**Task:**
Skip the pictures and quote all of the lines exactly.

**Raw data:**
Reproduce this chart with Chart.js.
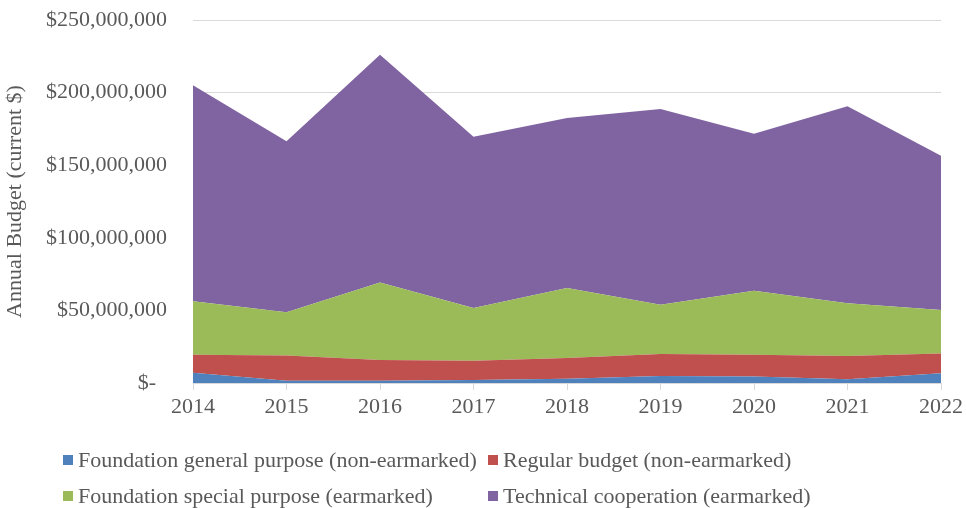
<!DOCTYPE html>
<html>
<head>
<meta charset="utf-8">
<script src="https://cdn.jsdelivr.net/npm/chart.js@4/dist/chart.umd.min.js"></script>
<style>
  html, body { margin: 0; padding: 0; background: #ffffff; }
  #wrap { position: relative; width: 966px; height: 508px; }
  #c { position: absolute; left: 0; top: 0; }
  .leg { position: absolute; font-family: "Liberation Serif", "Times New Roman", serif; font-size: 22px; color: #595959; white-space: nowrap; line-height: 26px; }
  .leg .sw { position: absolute; left: 0; top: 8px; width: 10px; height: 10px; }
  .leg .tx { position: absolute; left: 15px; top: 0; }
</style>
</head>
<body>
<div id="wrap">
  <canvas id="c" width="966" height="508"></canvas>
  <div id="legend"></div>
</div>
<script>
// ---- data (values in US$) ----
const years = ['2014', '2015', '2016', '2017', '2018', '2019', '2020', '2021', '2022'];
const foundationGeneral = [7100000, 1600000, 1600000, 2000000, 3000000, 4800000, 4400000, 2500000, 6700000];
const regularBudget = [12400000, 17400000, 14200000, 13400000, 14200000, 15200000, 15100000, 16100000, 13700000];
const foundationSpecial = [36800000, 29700000, 53500000, 36300000, 48200000, 33900000, 44100000, 36300000, 29900000];
const technicalCooperation = [148700000, 117800000, 156700000, 117900000, 117100000, 134800000, 108100000, 135700000, 106200000];
const seriesNames = [
  'Foundation general purpose (non-earmarked)',
  'Regular budget (non-earmarked)',
  'Foundation special purpose (earmarked)',
  'Technical cooperation (earmarked)'
];
const yTickValues = [0, 50000000, 100000000, 150000000, 200000000, 250000000];
const yTickLabels = ['$-\u00a0\u00a0', '$50,000,000', '$100,000,000', '$150,000,000', '$200,000,000', '$250,000,000'];
const yTitle = 'Annual Budget (current $)';

const colors = ['#4F81BD', '#C0504D', '#9BBB59', '#8064A2'];
const seriesData = [foundationGeneral, regularBudget, foundationSpecial, technicalCooperation];
const FONT = '"Liberation Serif", "Times New Roman", serif';
const TXT = '#595959';

const datasets = seriesData.map((d, i) => ({
  label: seriesNames[i],
  data: d,
  backgroundColor: colors[i],
  borderColor: colors[i],
  borderWidth: 0,
  pointRadius: 0,
  pointHoverRadius: 0,
  tension: 0,
  fill: i === 0 ? 'origin' : '-1'
}));

new Chart(document.getElementById('c'), {
  type: 'line',
  data: { labels: years, datasets },
  options: {
    responsive: false,
    animation: false,
    events: [],
    layout: { padding: { left: 0, right: 25, top: 20, bottom: 0 } },
    plugins: { legend: { display: false }, tooltip: { enabled: false }, title: { display: false } },
    scales: {
      x: {
        offset: false,
        grid: { drawOnChartArea: false, drawTicks: true, tickLength: 7, color: '#D9D9D9' },
        border: { display: true, color: '#D9D9D9', width: 1 },
        ticks: { font: { family: FONT, size: 22 }, color: TXT, padding: 4, maxRotation: 0, autoSkip: false },
        afterFit: s => { s.height = 125; s.paddingLeft = 0; s.paddingRight = 0; }
      },
      y: {
        stacked: true,
        min: 0,
        max: 250000000,
        afterBuildTicks: s => { s.ticks = yTickValues.map(v => ({ value: v })); },
        grid: { color: '#D9D9D9', drawTicks: false, lineWidth: 1 },
        border: { display: false },
        ticks: {
          font: { family: FONT, size: 22 }, color: TXT, padding: 26,
          callback: (v) => { const k = yTickValues.indexOf(v); return k >= 0 ? yTickLabels[k] : ''; }
        },
        title: { display: true, text: yTitle, font: { family: FONT, size: 22 }, color: TXT, padding: { top: 2, bottom: 0 } },
        afterFit: s => { s.width = 193; s.paddingTop = 0; s.paddingBottom = 0; }
      }
    }
  }
});

// ---- legend (HTML, two columns) ----
const legend = document.getElementById('legend');
const legPos = [[63, 447], [488, 447], [63, 483], [488, 483]];
seriesNames.forEach((name, i) => {
  const d = document.createElement('div');
  d.className = 'leg';
  d.style.left = legPos[i][0] + 'px';
  d.style.top = legPos[i][1] + 'px';
  d.innerHTML = '<span class="sw" style="background:' + colors[i] + '"></span><span class="tx"></span>';
  d.querySelector('.tx').textContent = name;
  legend.appendChild(d);
});
</script>
</body>
</html>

**Solution for this exercise:**
Reproduce this chart with Chart.js.
<!DOCTYPE html>
<html>
<head>
<meta charset="utf-8">
<script src="https://cdn.jsdelivr.net/npm/chart.js@4/dist/chart.umd.min.js"></script>
<style>
  html, body { margin: 0; padding: 0; background: #ffffff; }
  #wrap { position: relative; width: 966px; height: 508px; }
  #c { position: absolute; left: 0; top: 0; }
  .leg { position: absolute; font-family: "Liberation Serif", "Times New Roman", serif; font-size: 22px; color: #595959; white-space: nowrap; line-height: 26px; }
  .leg .sw { position: absolute; left: 0; top: 8px; width: 10px; height: 10px; }
  .leg .tx { position: absolute; left: 15px; top: 0; }
</style>
</head>
<body>
<div id="wrap">
  <canvas id="c" width="966" height="508"></canvas>
  <div id="legend"></div>
</div>
<script>
// ---- data (values in US$) ----
const years = ['2014', '2015', '2016', '2017', '2018', '2019', '2020', '2021', '2022'];
const foundationGeneral = [7100000, 1600000, 1600000, 2000000, 3000000, 4800000, 4400000, 2500000, 6700000];
const regularBudget = [12400000, 17400000, 14200000, 13400000, 14200000, 15200000, 15100000, 16100000, 13700000];
const foundationSpecial = [36800000, 29700000, 53500000, 36300000, 48200000, 33900000, 44100000, 36300000, 29900000];
const technicalCooperation = [148700000, 117800000, 156700000, 117900000, 117100000, 134800000, 108100000, 135700000, 106200000];
const seriesNames = [
  'Foundation general purpose (non-earmarked)',
  'Regular budget (non-earmarked)',
  'Foundation special purpose (earmarked)',
  'Technical cooperation (earmarked)'
];
const yTickValues = [0, 50000000, 100000000, 150000000, 200000000, 250000000];
const yTickLabels = ['$-\u00a0\u00a0', '$50,000,000', '$100,000,000', '$150,000,000', '$200,000,000', '$250,000,000'];
const yTitle = 'Annual Budget (current $)';

const colors = ['#4F81BD', '#C0504D', '#9BBB59', '#8064A2'];
const seriesData = [foundationGeneral, regularBudget, foundationSpecial, technicalCooperation];
const FONT = '"Liberation Serif", "Times New Roman", serif';
const TXT = '#595959';

const datasets = seriesData.map((d, i) => ({
  label: seriesNames[i],
  data: d,
  backgroundColor: colors[i],
  borderColor: colors[i],
  borderWidth: 0,
  pointRadius: 0,
  pointHoverRadius: 0,
  tension: 0,
  fill: i === 0 ? 'origin' : '-1'
}));

new Chart(document.getElementById('c'), {
  type: 'line',
  data: { labels: years, datasets },
  options: {
    responsive: false,
    animation: false,
    events: [],
    layout: { padding: { left: 0, right: 25, top: 20, bottom: 0 } },
    plugins: { legend: { display: false }, tooltip: { enabled: false }, title: { display: false } },
    scales: {
      x: {
        offset: false,
        grid: { drawOnChartArea: false, drawTicks: true, tickLength: 7, color: '#D9D9D9' },
        border: { display: true, color: '#D9D9D9', width: 1 },
        ticks: { font: { family: FONT, size: 22 }, color: TXT, padding: 4, maxRotation: 0, autoSkip: false },
        afterFit: s => { s.height = 125; s.paddingLeft = 0; s.paddingRight = 0; }
      },
      y: {
        stacked: true,
        min: 0,
        max: 250000000,
        afterBuildTicks: s => { s.ticks = yTickValues.map(v => ({ value: v })); },
        grid: { color: '#D9D9D9', drawTicks: false, lineWidth: 1 },
        border: { display: false },
        ticks: {
          font: { family: FONT, size: 22 }, color: TXT, padding: 26,
          callback: (v) => { const k = yTickValues.indexOf(v); return k >= 0 ? yTickLabels[k] : ''; }
        },
        title: { display: true, text: yTitle, font: { family: FONT, size: 22 }, color: TXT, padding: { top: 2, bottom: 0 } },
        afterFit: s => { s.width = 193; s.paddingTop = 0; s.paddingBottom = 0; }
      }
    }
  }
});

// ---- legend (HTML, two columns) ----
const legend = document.getElementById('legend');
const legPos = [[63, 447], [488, 447], [63, 483], [488, 483]];
seriesNames.forEach((name, i) => {
  const d = document.createElement('div');
  d.className = 'leg';
  d.style.left = legPos[i][0] + 'px';
  d.style.top = legPos[i][1] + 'px';
  d.innerHTML = '<span class="sw" style="background:' + colors[i] + '"></span><span class="tx"></span>';
  d.querySelector('.tx').textContent = name;
  legend.appendChild(d);
});
</script>
</body>
</html>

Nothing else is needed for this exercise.